The Supreme Court receives bad press because it gives the impression that our nine justices are gods of constitutionality who deliver opinions from on high that make little sense and offend our political sensibilities. The Supreme Court does not allow cameras into or radio broadcasts of its hearings, nor can reporters and audience members use technologies such as social media or wireless Internet to post information about the proceedings before the proceedings are completed.

Even so, according to a C-SPAN poll of 1,000 adults reported on by NPR last week, 95 percent of Americans think that the Supreme Court’s workings “should be more open and transparent.” Believers in televising oral arguments composed 74 percent of those surveyed, and “86 percent strongly or somewhat supported coverage of health care cases’ oral arguments.”

Time stops in Supreme Court hearings.

It should stop.

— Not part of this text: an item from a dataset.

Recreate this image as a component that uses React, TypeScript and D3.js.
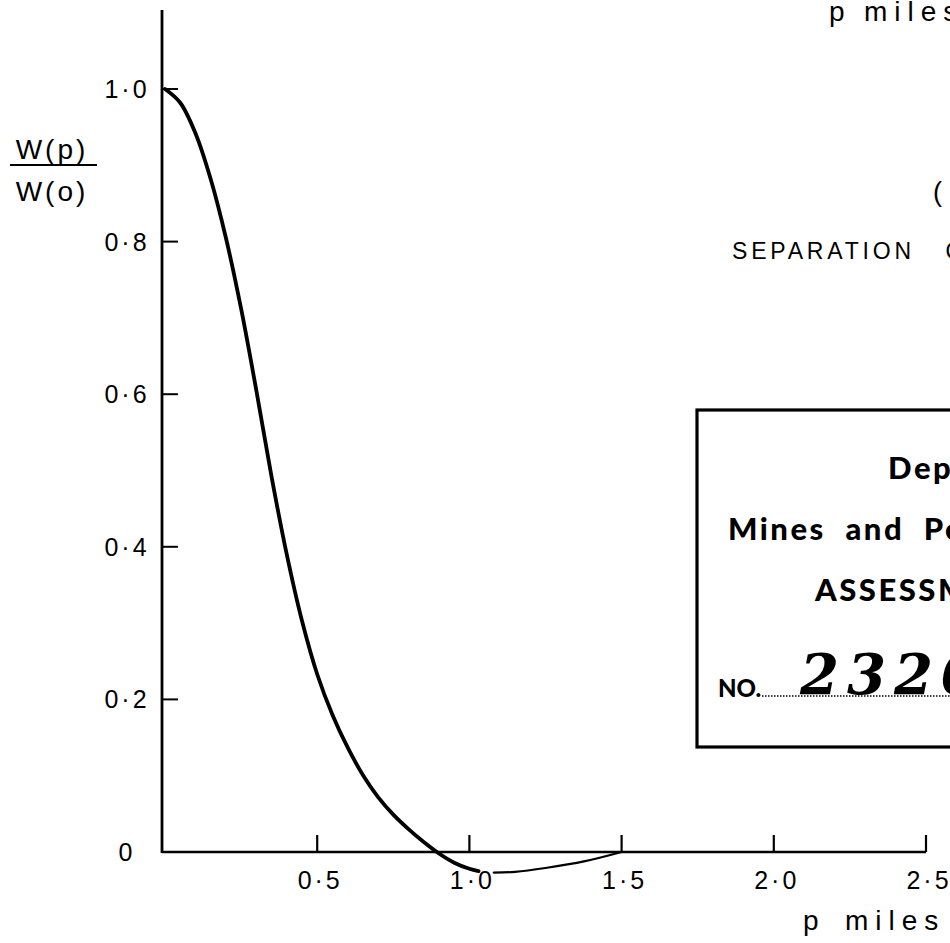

Politics is as much a verb that describes an activity as it is a noun that describes a thing. Before we can do politics, we need to know politics’ limits; we have to define it. To define it, we created a body immune from it. It would do no good if the arbiter of the extent to which politics controls our lives was political.

If we let the Supreme Court justices worry about constitutionality, we can worry about crafting good policy that fixes — or at least is a step toward fixing — problems such as social polarization between religion and socialism, an ever-widening income gap that minimizes any real economic gains among the poor, truly abysmal education at all levels or pollution and dependence on unclean energy sources.